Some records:
..........
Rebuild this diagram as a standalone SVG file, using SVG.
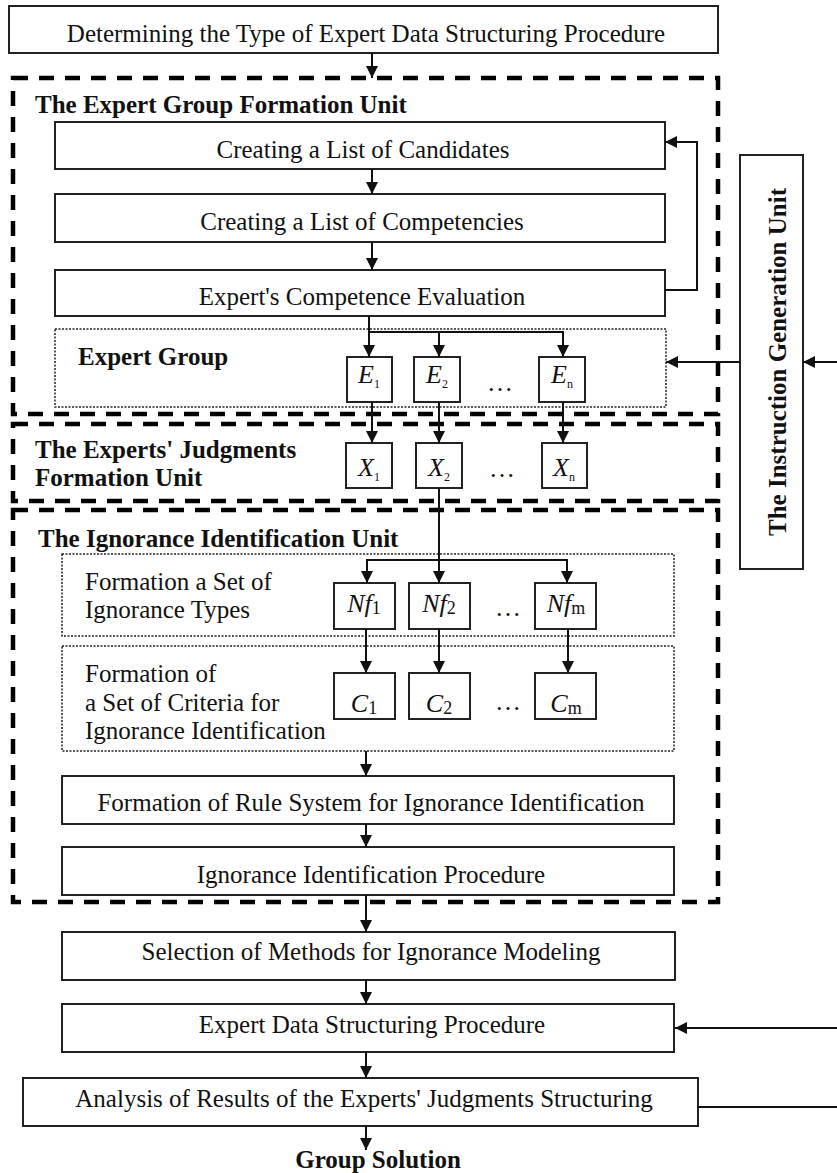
<svg xmlns="http://www.w3.org/2000/svg" width="837" height="1173" viewBox="0 0 837 1173">
<style>
text{font-family:"Liberation Serif","Times New Roman",serif;fill:#111;}
.t{font-size:25px;text-anchor:middle;}
.b{font-size:25px;font-weight:bold;}
.l{font-size:25px;}
.box{fill:#fff;stroke:#222;stroke-width:2;}
.dash{fill:none;stroke:#000;stroke-width:4.5;stroke-dasharray:15 11;}
.dot{fill:none;stroke:#222;stroke-width:1.5;stroke-dasharray:2 1.5;}
.c{fill:none;stroke:#111;stroke-width:2;marker-end:url(#ah);}
.n{fill:none;stroke:#111;stroke-width:2;}
.v{font-size:26px;font-style:italic;text-anchor:middle;}
.s{font-size:12px;font-style:normal;}
.s2{font-size:18px;font-style:normal;}
.e{font-size:26px;text-anchor:middle;}
</style>
<defs>
<marker id="ah" viewBox="0 0 12 12" refX="12" refY="6" markerWidth="12" markerHeight="12" markerUnits="userSpaceOnUse" orient="auto">
<path d="M0,0 L12,6 L0,12 z" fill="#111"/>
</marker>
</defs>
<rect width="837" height="1173" fill="#fff"/>

<g id="units">
<rect class="dash" x="13" y="78" width="705" height="336"/>
<rect class="dash" x="13" y="424" width="705" height="77"/>
<rect class="dash" x="13" y="510" width="705" height="392"/>
<text class="b" x="35" y="113">The Expert Group Formation Unit</text>
<text class="b" x="35" y="458">The Experts' Judgments</text>
<text class="b" x="35" y="486">Formation Unit</text>
<text class="b" x="38" y="547">The Ignorance Identification Unit</text>
</g>

<g id="n-determine">
<rect class="box" x="9" y="6" width="709" height="47"/>
<text class="t" x="366" y="42">Determining the Type of Expert Data Structuring Procedure</text>
</g>
<g id="n-candidates">
<rect class="box" x="55" y="122" width="610" height="47"/>
<text class="t" x="363" y="158">Creating a List of Candidates</text>
</g>
<g id="n-competencies">
<rect class="box" x="55" y="194" width="610" height="48"/>
<text class="t" x="362" y="230">Creating a List of Competencies</text>
</g>
<g id="n-evaluation">
<rect class="box" x="55" y="270" width="610" height="46"/>
<text class="t" x="362" y="305">Expert's Competence Evaluation</text>
</g>

<g id="n-expertgroup">
<rect class="dot" x="55" y="329" width="611" height="78"/>
<text class="b" x="78" y="365">Expert Group</text>
<rect class="box" x="347" y="357" width="45" height="45"/>
<text class="v" x="369" y="383">E<tspan class="s" dy="5">1</tspan></text>
<rect class="box" x="414" y="357" width="46" height="45"/>
<text class="v" x="437" y="383">E<tspan class="s" dy="5">2</tspan></text>
<text class="e" x="500" y="391">…</text>
<rect class="box" x="539" y="357" width="46" height="45"/>
<text class="v" x="562" y="383">E<tspan class="s" dy="5" font-style="italic">n</tspan></text>
</g>

<g id="n-judgments">
<rect class="box" x="346" y="443" width="46" height="45"/>
<text class="v" x="369" y="476">X<tspan class="s" dy="5">1</tspan></text>
<rect class="box" x="416" y="443" width="46" height="45"/>
<text class="v" x="439" y="476">X<tspan class="s" dy="5">2</tspan></text>
<text class="e" x="502" y="477">…</text>
<rect class="box" x="542" y="443" width="45" height="45"/>
<text class="v" x="564" y="476">X<tspan class="s" dy="5" font-style="italic">n</tspan></text>
</g>

<g id="n-ignorance-types">
<rect class="dot" x="62" y="554" width="612" height="82"/>
<text class="l" x="85" y="590">Formation a Set of</text>
<text class="l" x="85" y="618">Ignorance Types</text>
<rect class="box" x="334" y="583" width="61" height="46"/>
<text class="v" x="364" y="612">Nf<tspan class="s2" dy="2">1</tspan></text>
<rect class="box" x="409" y="583" width="61" height="46"/>
<text class="v" x="439" y="612">Nf<tspan class="s2" dy="2">2</tspan></text>
<text class="e" x="508" y="616">…</text>
<rect class="box" x="535" y="583" width="61" height="46"/>
<text class="v" x="566" y="612">Nf<tspan class="s2" dy="2" font-style="italic">m</tspan></text>
</g>

<g id="n-criteria">
<rect class="dot" x="62" y="646" width="612" height="105"/>
<text class="l" x="85" y="682">Formation of</text>
<text class="l" x="85" y="711">a Set of Criteria for</text>
<text class="l" x="85" y="739">Ignorance Identification</text>
<rect class="box" x="334" y="673" width="61" height="46"/>
<text class="v" x="364" y="712">C<tspan class="s2" dy="2">1</tspan></text>
<rect class="box" x="409" y="673" width="61" height="46"/>
<text class="v" x="439" y="712">C<tspan class="s2" dy="2">2</tspan></text>
<text class="e" x="508" y="710">…</text>
<rect class="box" x="535" y="673" width="61" height="46"/>
<text class="v" x="566" y="712">C<tspan class="s2" dy="2" font-style="italic">m</tspan></text>
</g>

<g id="n-rules">
<rect class="box" x="62" y="776" width="612" height="48"/>
<text class="t" x="371" y="811">Formation of Rule System for Ignorance Identification</text>
</g>
<g id="n-procedure">
<rect class="box" x="62" y="847" width="612" height="48"/>
<text class="t" x="371" y="883">Ignorance Identification Procedure</text>
</g>
<g id="n-selection">
<rect class="box" x="62" y="932" width="613" height="48"/>
<text class="t" x="371" y="960">Selection of Methods for Ignorance Modeling</text>
</g>
<g id="n-structuring">
<rect class="box" x="62" y="1004" width="612" height="48"/>
<text class="t" x="372" y="1033">Expert Data Structuring Procedure</text>
</g>
<g id="n-analysis">
<rect class="box" x="23" y="1078" width="675" height="48"/>
<text class="t" x="364" y="1107">Analysis of Results of the Experts' Judgments Structuring</text>
</g>
<g id="n-solution">
<text class="b" x="378" y="1168" text-anchor="middle">Group Solution</text>
</g>

<g id="n-instruction">
<rect class="box" x="740" y="155" width="63" height="414"/>
<text class="b" x="0" y="0" text-anchor="middle" transform="translate(786,362) rotate(-90)">The Instruction Generation Unit</text>
</g>

<g id="connectors">
<path class="c" d="M372,53 V78"/>
<path class="c" d="M372,169 V194"/>
<path class="c" d="M372,242 V270"/>
<path class="c" d="M665,290 H697 V142 H665"/>
<path class="c" d="M369,316 V357"/>
<path class="c" d="M369,332 H439 V357"/>
<path class="c" d="M439,332 H563 V357"/>
<path class="c" d="M372,402 V443"/>
<path class="c" d="M439,402 V443"/>
<path class="c" d="M563,402 V443"/>
<path class="c" d="M439,488 V583"/>
<path class="c" d="M439,560 H367 V583"/>
<path class="c" d="M439,560 H567 V583"/>
<path class="c" d="M366,629 V673"/>
<path class="c" d="M439,629 V673"/>
<path class="c" d="M568,629 V673"/>
<path class="c" d="M366,751 V776"/>
<path class="c" d="M366,824 V847"/>
<path class="c" d="M366,895 V932"/>
<path class="c" d="M366,980 V1004"/>
<path class="c" d="M366,1052 V1078"/>
<path class="c" d="M366,1126 V1150"/>
<path class="c" d="M740,362 H666"/>
<path class="c" d="M837,362 H803"/>
<path class="c" d="M837,1028 H675"/>
<path class="n" d="M698,1107 H837"/>
</g>
</svg>
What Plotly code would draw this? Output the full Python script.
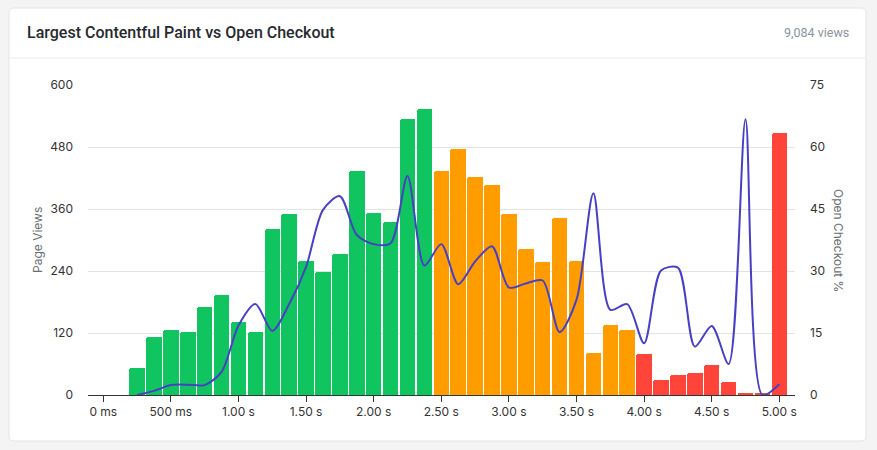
..........
Task details: Reproduce every line of the material precisely, omitting its pictures.

Correct result:
Rebuild this diagram as a standalone SVG file, using SVG.
<svg xmlns="http://www.w3.org/2000/svg" width="837" height="1173" viewBox="0 0 837 1173">
<style>
text{font-family:"Liberation Serif","Times New Roman",serif;fill:#111;}
.t{font-size:25px;text-anchor:middle;}
.b{font-size:25px;font-weight:bold;}
.l{font-size:25px;}
.box{fill:#fff;stroke:#222;stroke-width:2;}
.dash{fill:none;stroke:#000;stroke-width:4.5;stroke-dasharray:15 11;}
.dot{fill:none;stroke:#222;stroke-width:1.5;stroke-dasharray:2 1.5;}
.c{fill:none;stroke:#111;stroke-width:2;marker-end:url(#ah);}
.n{fill:none;stroke:#111;stroke-width:2;}
.v{font-size:26px;font-style:italic;text-anchor:middle;}
.s{font-size:12px;font-style:normal;}
.s2{font-size:18px;font-style:normal;}
.e{font-size:26px;text-anchor:middle;}
</style>
<defs>
<marker id="ah" viewBox="0 0 12 12" refX="12" refY="6" markerWidth="12" markerHeight="12" markerUnits="userSpaceOnUse" orient="auto">
<path d="M0,0 L12,6 L0,12 z" fill="#111"/>
</marker>
</defs>
<rect width="837" height="1173" fill="#fff"/>

<g id="units">
<rect class="dash" x="13" y="78" width="705" height="336"/>
<rect class="dash" x="13" y="424" width="705" height="77"/>
<rect class="dash" x="13" y="510" width="705" height="392"/>
<text class="b" x="35" y="113">The Expert Group Formation Unit</text>
<text class="b" x="35" y="458">The Experts' Judgments</text>
<text class="b" x="35" y="486">Formation Unit</text>
<text class="b" x="38" y="547">The Ignorance Identification Unit</text>
</g>

<g id="n-determine">
<rect class="box" x="9" y="6" width="709" height="47"/>
<text class="t" x="366" y="42">Determining the Type of Expert Data Structuring Procedure</text>
</g>
<g id="n-candidates">
<rect class="box" x="55" y="122" width="610" height="47"/>
<text class="t" x="363" y="158">Creating a List of Candidates</text>
</g>
<g id="n-competencies">
<rect class="box" x="55" y="194" width="610" height="48"/>
<text class="t" x="362" y="230">Creating a List of Competencies</text>
</g>
<g id="n-evaluation">
<rect class="box" x="55" y="270" width="610" height="46"/>
<text class="t" x="362" y="305">Expert's Competence Evaluation</text>
</g>

<g id="n-expertgroup">
<rect class="dot" x="55" y="329" width="611" height="78"/>
<text class="b" x="78" y="365">Expert Group</text>
<rect class="box" x="347" y="357" width="45" height="45"/>
<text class="v" x="369" y="383">E<tspan class="s" dy="5">1</tspan></text>
<rect class="box" x="414" y="357" width="46" height="45"/>
<text class="v" x="437" y="383">E<tspan class="s" dy="5">2</tspan></text>
<text class="e" x="500" y="391">…</text>
<rect class="box" x="539" y="357" width="46" height="45"/>
<text class="v" x="562" y="383">E<tspan class="s" dy="5" font-style="italic">n</tspan></text>
</g>

<g id="n-judgments">
<rect class="box" x="346" y="443" width="46" height="45"/>
<text class="v" x="369" y="476">X<tspan class="s" dy="5">1</tspan></text>
<rect class="box" x="416" y="443" width="46" height="45"/>
<text class="v" x="439" y="476">X<tspan class="s" dy="5">2</tspan></text>
<text class="e" x="502" y="477">…</text>
<rect class="box" x="542" y="443" width="45" height="45"/>
<text class="v" x="564" y="476">X<tspan class="s" dy="5" font-style="italic">n</tspan></text>
</g>

<g id="n-ignorance-types">
<rect class="dot" x="62" y="554" width="612" height="82"/>
<text class="l" x="85" y="590">Formation a Set of</text>
<text class="l" x="85" y="618">Ignorance Types</text>
<rect class="box" x="334" y="583" width="61" height="46"/>
<text class="v" x="364" y="612">Nf<tspan class="s2" dy="2">1</tspan></text>
<rect class="box" x="409" y="583" width="61" height="46"/>
<text class="v" x="439" y="612">Nf<tspan class="s2" dy="2">2</tspan></text>
<text class="e" x="508" y="616">…</text>
<rect class="box" x="535" y="583" width="61" height="46"/>
<text class="v" x="566" y="612">Nf<tspan class="s2" dy="2" font-style="italic">m</tspan></text>
</g>

<g id="n-criteria">
<rect class="dot" x="62" y="646" width="612" height="105"/>
<text class="l" x="85" y="682">Formation of</text>
<text class="l" x="85" y="711">a Set of Criteria for</text>
<text class="l" x="85" y="739">Ignorance Identification</text>
<rect class="box" x="334" y="673" width="61" height="46"/>
<text class="v" x="364" y="712">C<tspan class="s2" dy="2">1</tspan></text>
<rect class="box" x="409" y="673" width="61" height="46"/>
<text class="v" x="439" y="712">C<tspan class="s2" dy="2">2</tspan></text>
<text class="e" x="508" y="710">…</text>
<rect class="box" x="535" y="673" width="61" height="46"/>
<text class="v" x="566" y="712">C<tspan class="s2" dy="2" font-style="italic">m</tspan></text>
</g>

<g id="n-rules">
<rect class="box" x="62" y="776" width="612" height="48"/>
<text class="t" x="371" y="811">Formation of Rule System for Ignorance Identification</text>
</g>
<g id="n-procedure">
<rect class="box" x="62" y="847" width="612" height="48"/>
<text class="t" x="371" y="883">Ignorance Identification Procedure</text>
</g>
<g id="n-selection">
<rect class="box" x="62" y="932" width="613" height="48"/>
<text class="t" x="371" y="960">Selection of Methods for Ignorance Modeling</text>
</g>
<g id="n-structuring">
<rect class="box" x="62" y="1004" width="612" height="48"/>
<text class="t" x="372" y="1033">Expert Data Structuring Procedure</text>
</g>
<g id="n-analysis">
<rect class="box" x="23" y="1078" width="675" height="48"/>
<text class="t" x="364" y="1107">Analysis of Results of the Experts' Judgments Structuring</text>
</g>
<g id="n-solution">
<text class="b" x="378" y="1168" text-anchor="middle">Group Solution</text>
</g>

<g id="n-instruction">
<rect class="box" x="740" y="155" width="63" height="414"/>
<text class="b" x="0" y="0" text-anchor="middle" transform="translate(786,362) rotate(-90)">The Instruction Generation Unit</text>
</g>

<g id="connectors">
<path class="c" d="M372,53 V78"/>
<path class="c" d="M372,169 V194"/>
<path class="c" d="M372,242 V270"/>
<path class="c" d="M665,290 H697 V142 H665"/>
<path class="c" d="M369,316 V357"/>
<path class="c" d="M369,332 H439 V357"/>
<path class="c" d="M439,332 H563 V357"/>
<path class="c" d="M372,402 V443"/>
<path class="c" d="M439,402 V443"/>
<path class="c" d="M563,402 V443"/>
<path class="c" d="M439,488 V583"/>
<path class="c" d="M439,560 H367 V583"/>
<path class="c" d="M439,560 H567 V583"/>
<path class="c" d="M366,629 V673"/>
<path class="c" d="M439,629 V673"/>
<path class="c" d="M568,629 V673"/>
<path class="c" d="M366,751 V776"/>
<path class="c" d="M366,824 V847"/>
<path class="c" d="M366,895 V932"/>
<path class="c" d="M366,980 V1004"/>
<path class="c" d="M366,1052 V1078"/>
<path class="c" d="M366,1126 V1150"/>
<path class="c" d="M740,362 H666"/>
<path class="c" d="M837,362 H803"/>
<path class="c" d="M837,1028 H675"/>
<path class="n" d="M698,1107 H837"/>
</g>
</svg>
What Plotly code would draw this? Output the full Python script.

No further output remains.